[SUPPLIED MATERIAL start]

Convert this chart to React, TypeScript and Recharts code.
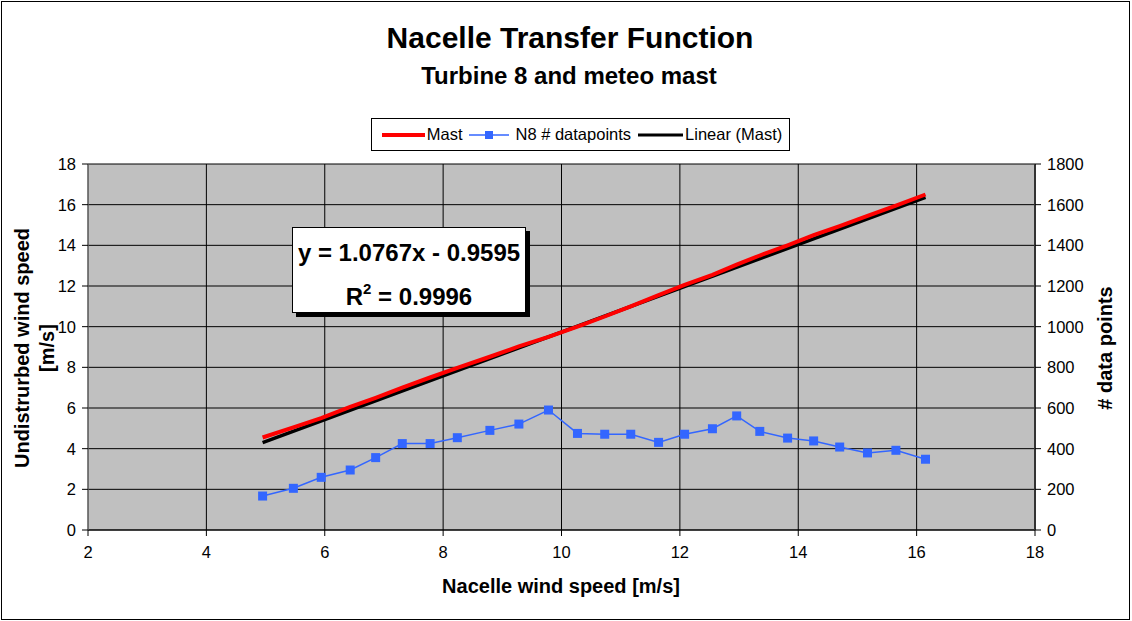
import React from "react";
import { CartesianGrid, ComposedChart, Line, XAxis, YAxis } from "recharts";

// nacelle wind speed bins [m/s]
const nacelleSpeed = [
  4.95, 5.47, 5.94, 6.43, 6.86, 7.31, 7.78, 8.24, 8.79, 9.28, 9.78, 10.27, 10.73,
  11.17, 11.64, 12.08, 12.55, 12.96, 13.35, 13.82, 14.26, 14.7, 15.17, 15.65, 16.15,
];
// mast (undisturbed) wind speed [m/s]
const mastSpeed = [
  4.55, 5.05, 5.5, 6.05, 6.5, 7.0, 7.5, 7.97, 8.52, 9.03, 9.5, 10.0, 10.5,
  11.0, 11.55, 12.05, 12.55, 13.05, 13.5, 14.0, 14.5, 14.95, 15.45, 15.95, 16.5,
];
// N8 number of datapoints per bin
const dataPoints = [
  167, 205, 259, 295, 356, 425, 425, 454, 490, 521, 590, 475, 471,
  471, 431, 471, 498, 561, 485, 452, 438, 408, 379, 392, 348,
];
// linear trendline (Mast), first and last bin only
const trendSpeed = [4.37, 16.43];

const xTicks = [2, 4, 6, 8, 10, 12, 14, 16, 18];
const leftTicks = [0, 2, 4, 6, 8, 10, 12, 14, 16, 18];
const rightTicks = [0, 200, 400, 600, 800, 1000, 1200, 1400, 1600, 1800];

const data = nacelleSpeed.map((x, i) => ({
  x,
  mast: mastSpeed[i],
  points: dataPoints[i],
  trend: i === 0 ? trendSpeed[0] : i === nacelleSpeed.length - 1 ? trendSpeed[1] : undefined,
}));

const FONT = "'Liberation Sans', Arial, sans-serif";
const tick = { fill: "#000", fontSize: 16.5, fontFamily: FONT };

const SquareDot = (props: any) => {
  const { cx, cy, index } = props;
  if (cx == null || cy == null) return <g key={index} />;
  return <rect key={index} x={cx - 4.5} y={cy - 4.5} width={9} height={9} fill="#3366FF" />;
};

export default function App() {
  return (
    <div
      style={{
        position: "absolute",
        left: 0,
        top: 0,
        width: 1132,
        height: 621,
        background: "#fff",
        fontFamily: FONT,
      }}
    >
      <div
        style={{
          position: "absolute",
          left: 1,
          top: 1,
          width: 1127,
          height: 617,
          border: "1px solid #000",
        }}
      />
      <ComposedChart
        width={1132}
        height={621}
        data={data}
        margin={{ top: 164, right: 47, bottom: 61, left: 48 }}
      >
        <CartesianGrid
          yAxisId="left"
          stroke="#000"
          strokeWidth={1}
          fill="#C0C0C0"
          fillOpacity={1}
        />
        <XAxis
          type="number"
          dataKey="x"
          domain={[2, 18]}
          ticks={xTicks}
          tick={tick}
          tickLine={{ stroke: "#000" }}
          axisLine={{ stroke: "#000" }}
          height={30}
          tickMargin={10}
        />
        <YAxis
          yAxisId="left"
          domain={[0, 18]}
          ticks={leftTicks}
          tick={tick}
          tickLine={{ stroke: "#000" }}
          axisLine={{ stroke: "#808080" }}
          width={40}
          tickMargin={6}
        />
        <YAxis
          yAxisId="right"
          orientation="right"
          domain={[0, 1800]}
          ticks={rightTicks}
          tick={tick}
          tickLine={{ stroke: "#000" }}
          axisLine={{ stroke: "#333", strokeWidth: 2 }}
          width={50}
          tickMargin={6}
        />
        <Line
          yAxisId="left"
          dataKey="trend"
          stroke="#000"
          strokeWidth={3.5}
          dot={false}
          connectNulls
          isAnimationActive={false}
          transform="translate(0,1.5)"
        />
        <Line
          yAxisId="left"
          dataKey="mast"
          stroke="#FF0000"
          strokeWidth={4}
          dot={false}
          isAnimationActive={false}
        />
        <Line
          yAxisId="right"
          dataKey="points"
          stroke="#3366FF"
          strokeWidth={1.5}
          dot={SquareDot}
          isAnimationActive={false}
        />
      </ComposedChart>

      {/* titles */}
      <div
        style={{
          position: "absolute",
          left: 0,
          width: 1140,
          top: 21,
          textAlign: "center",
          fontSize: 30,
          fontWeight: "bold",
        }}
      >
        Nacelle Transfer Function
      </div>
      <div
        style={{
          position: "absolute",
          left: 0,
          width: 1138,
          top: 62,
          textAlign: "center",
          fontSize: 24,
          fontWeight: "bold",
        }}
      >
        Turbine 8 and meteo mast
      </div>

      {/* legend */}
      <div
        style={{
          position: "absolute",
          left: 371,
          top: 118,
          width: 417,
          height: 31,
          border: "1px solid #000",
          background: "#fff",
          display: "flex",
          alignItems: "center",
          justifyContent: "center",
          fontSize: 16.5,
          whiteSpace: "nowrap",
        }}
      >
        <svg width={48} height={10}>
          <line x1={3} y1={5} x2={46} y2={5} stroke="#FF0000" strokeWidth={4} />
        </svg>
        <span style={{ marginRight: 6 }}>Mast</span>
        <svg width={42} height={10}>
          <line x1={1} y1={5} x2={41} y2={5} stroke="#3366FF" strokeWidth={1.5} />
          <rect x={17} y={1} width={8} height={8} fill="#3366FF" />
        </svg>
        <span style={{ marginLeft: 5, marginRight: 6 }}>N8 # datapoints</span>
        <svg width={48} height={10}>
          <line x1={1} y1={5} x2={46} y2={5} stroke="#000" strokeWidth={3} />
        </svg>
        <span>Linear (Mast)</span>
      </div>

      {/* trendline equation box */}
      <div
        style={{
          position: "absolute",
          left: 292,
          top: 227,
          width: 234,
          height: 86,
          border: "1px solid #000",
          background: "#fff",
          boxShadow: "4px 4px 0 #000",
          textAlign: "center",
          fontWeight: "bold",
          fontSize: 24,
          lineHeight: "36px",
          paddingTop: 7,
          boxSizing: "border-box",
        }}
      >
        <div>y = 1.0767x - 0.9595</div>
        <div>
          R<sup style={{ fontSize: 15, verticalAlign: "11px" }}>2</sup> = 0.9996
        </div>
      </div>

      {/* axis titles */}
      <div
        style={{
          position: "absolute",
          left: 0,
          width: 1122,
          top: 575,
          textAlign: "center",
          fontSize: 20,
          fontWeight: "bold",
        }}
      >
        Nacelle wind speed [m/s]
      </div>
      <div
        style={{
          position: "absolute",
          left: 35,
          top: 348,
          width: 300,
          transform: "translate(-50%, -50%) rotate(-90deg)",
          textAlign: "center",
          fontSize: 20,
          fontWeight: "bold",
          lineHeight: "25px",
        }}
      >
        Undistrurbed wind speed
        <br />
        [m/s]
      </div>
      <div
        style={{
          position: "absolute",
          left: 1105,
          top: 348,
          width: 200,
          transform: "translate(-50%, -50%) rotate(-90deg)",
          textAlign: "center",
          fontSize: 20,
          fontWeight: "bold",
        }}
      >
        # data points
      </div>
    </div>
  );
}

[SUPPLIED MATERIAL end]

WORK TO BE COMPLETED - Print each line of the material above exactly, with the pictures removed from your copy.

ANSWER FOR THIS EXERCISE -
Convert this chart to React, TypeScript and Recharts code.
import React from "react";
import { CartesianGrid, ComposedChart, Line, XAxis, YAxis } from "recharts";

// nacelle wind speed bins [m/s]
const nacelleSpeed = [
  4.95, 5.47, 5.94, 6.43, 6.86, 7.31, 7.78, 8.24, 8.79, 9.28, 9.78, 10.27, 10.73,
  11.17, 11.64, 12.08, 12.55, 12.96, 13.35, 13.82, 14.26, 14.7, 15.17, 15.65, 16.15,
];
// mast (undisturbed) wind speed [m/s]
const mastSpeed = [
  4.55, 5.05, 5.5, 6.05, 6.5, 7.0, 7.5, 7.97, 8.52, 9.03, 9.5, 10.0, 10.5,
  11.0, 11.55, 12.05, 12.55, 13.05, 13.5, 14.0, 14.5, 14.95, 15.45, 15.95, 16.5,
];
// N8 number of datapoints per bin
const dataPoints = [
  167, 205, 259, 295, 356, 425, 425, 454, 490, 521, 590, 475, 471,
  471, 431, 471, 498, 561, 485, 452, 438, 408, 379, 392, 348,
];
// linear trendline (Mast), first and last bin only
const trendSpeed = [4.37, 16.43];

const xTicks = [2, 4, 6, 8, 10, 12, 14, 16, 18];
const leftTicks = [0, 2, 4, 6, 8, 10, 12, 14, 16, 18];
const rightTicks = [0, 200, 400, 600, 800, 1000, 1200, 1400, 1600, 1800];

const data = nacelleSpeed.map((x, i) => ({
  x,
  mast: mastSpeed[i],
  points: dataPoints[i],
  trend: i === 0 ? trendSpeed[0] : i === nacelleSpeed.length - 1 ? trendSpeed[1] : undefined,
}));

const FONT = "'Liberation Sans', Arial, sans-serif";
const tick = { fill: "#000", fontSize: 16.5, fontFamily: FONT };

const SquareDot = (props: any) => {
  const { cx, cy, index } = props;
  if (cx == null || cy == null) return <g key={index} />;
  return <rect key={index} x={cx - 4.5} y={cy - 4.5} width={9} height={9} fill="#3366FF" />;
};

export default function App() {
  return (
    <div
      style={{
        position: "absolute",
        left: 0,
        top: 0,
        width: 1132,
        height: 621,
        background: "#fff",
        fontFamily: FONT,
      }}
    >
      <div
        style={{
          position: "absolute",
          left: 1,
          top: 1,
          width: 1127,
          height: 617,
          border: "1px solid #000",
        }}
      />
      <ComposedChart
        width={1132}
        height={621}
        data={data}
        margin={{ top: 164, right: 47, bottom: 61, left: 48 }}
      >
        <CartesianGrid
          yAxisId="left"
          stroke="#000"
          strokeWidth={1}
          fill="#C0C0C0"
          fillOpacity={1}
        />
        <XAxis
          type="number"
          dataKey="x"
          domain={[2, 18]}
          ticks={xTicks}
          tick={tick}
          tickLine={{ stroke: "#000" }}
          axisLine={{ stroke: "#000" }}
          height={30}
          tickMargin={10}
        />
        <YAxis
          yAxisId="left"
          domain={[0, 18]}
          ticks={leftTicks}
          tick={tick}
          tickLine={{ stroke: "#000" }}
          axisLine={{ stroke: "#808080" }}
          width={40}
          tickMargin={6}
        />
        <YAxis
          yAxisId="right"
          orientation="right"
          domain={[0, 1800]}
          ticks={rightTicks}
          tick={tick}
          tickLine={{ stroke: "#000" }}
          axisLine={{ stroke: "#333", strokeWidth: 2 }}
          width={50}
          tickMargin={6}
        />
        <Line
          yAxisId="left"
          dataKey="trend"
          stroke="#000"
          strokeWidth={3.5}
          dot={false}
          connectNulls
          isAnimationActive={false}
          transform="translate(0,1.5)"
        />
        <Line
          yAxisId="left"
          dataKey="mast"
          stroke="#FF0000"
          strokeWidth={4}
          dot={false}
          isAnimationActive={false}
        />
        <Line
          yAxisId="right"
          dataKey="points"
          stroke="#3366FF"
          strokeWidth={1.5}
          dot={SquareDot}
          isAnimationActive={false}
        />
      </ComposedChart>

      {/* titles */}
      <div
        style={{
          position: "absolute",
          left: 0,
          width: 1140,
          top: 21,
          textAlign: "center",
          fontSize: 30,
          fontWeight: "bold",
        }}
      >
        Nacelle Transfer Function
      </div>
      <div
        style={{
          position: "absolute",
          left: 0,
          width: 1138,
          top: 62,
          textAlign: "center",
          fontSize: 24,
          fontWeight: "bold",
        }}
      >
        Turbine 8 and meteo mast
      </div>

      {/* legend */}
      <div
        style={{
          position: "absolute",
          left: 371,
          top: 118,
          width: 417,
          height: 31,
          border: "1px solid #000",
          background: "#fff",
          display: "flex",
          alignItems: "center",
          justifyContent: "center",
          fontSize: 16.5,
          whiteSpace: "nowrap",
        }}
      >
        <svg width={48} height={10}>
          <line x1={3} y1={5} x2={46} y2={5} stroke="#FF0000" strokeWidth={4} />
        </svg>
        <span style={{ marginRight: 6 }}>Mast</span>
        <svg width={42} height={10}>
          <line x1={1} y1={5} x2={41} y2={5} stroke="#3366FF" strokeWidth={1.5} />
          <rect x={17} y={1} width={8} height={8} fill="#3366FF" />
        </svg>
        <span style={{ marginLeft: 5, marginRight: 6 }}>N8 # datapoints</span>
        <svg width={48} height={10}>
          <line x1={1} y1={5} x2={46} y2={5} stroke="#000" strokeWidth={3} />
        </svg>
        <span>Linear (Mast)</span>
      </div>

      {/* trendline equation box */}
      <div
        style={{
          position: "absolute",
          left: 292,
          top: 227,
          width: 234,
          height: 86,
          border: "1px solid #000",
          background: "#fff",
          boxShadow: "4px 4px 0 #000",
          textAlign: "center",
          fontWeight: "bold",
          fontSize: 24,
          lineHeight: "36px",
          paddingTop: 7,
          boxSizing: "border-box",
        }}
      >
        <div>y = 1.0767x - 0.9595</div>
        <div>
          R<sup style={{ fontSize: 15, verticalAlign: "11px" }}>2</sup> = 0.9996
        </div>
      </div>

      {/* axis titles */}
      <div
        style={{
          position: "absolute",
          left: 0,
          width: 1122,
          top: 575,
          textAlign: "center",
          fontSize: 20,
          fontWeight: "bold",
        }}
      >
        Nacelle wind speed [m/s]
      </div>
      <div
        style={{
          position: "absolute",
          left: 35,
          top: 348,
          width: 300,
          transform: "translate(-50%, -50%) rotate(-90deg)",
          textAlign: "center",
          fontSize: 20,
          fontWeight: "bold",
          lineHeight: "25px",
        }}
      >
        Undistrurbed wind speed
        <br />
        [m/s]
      </div>
      <div
        style={{
          position: "absolute",
          left: 1105,
          top: 348,
          width: 200,
          transform: "translate(-50%, -50%) rotate(-90deg)",
          textAlign: "center",
          fontSize: 20,
          fontWeight: "bold",
        }}
      >
        # data points
      </div>
    </div>
  );
}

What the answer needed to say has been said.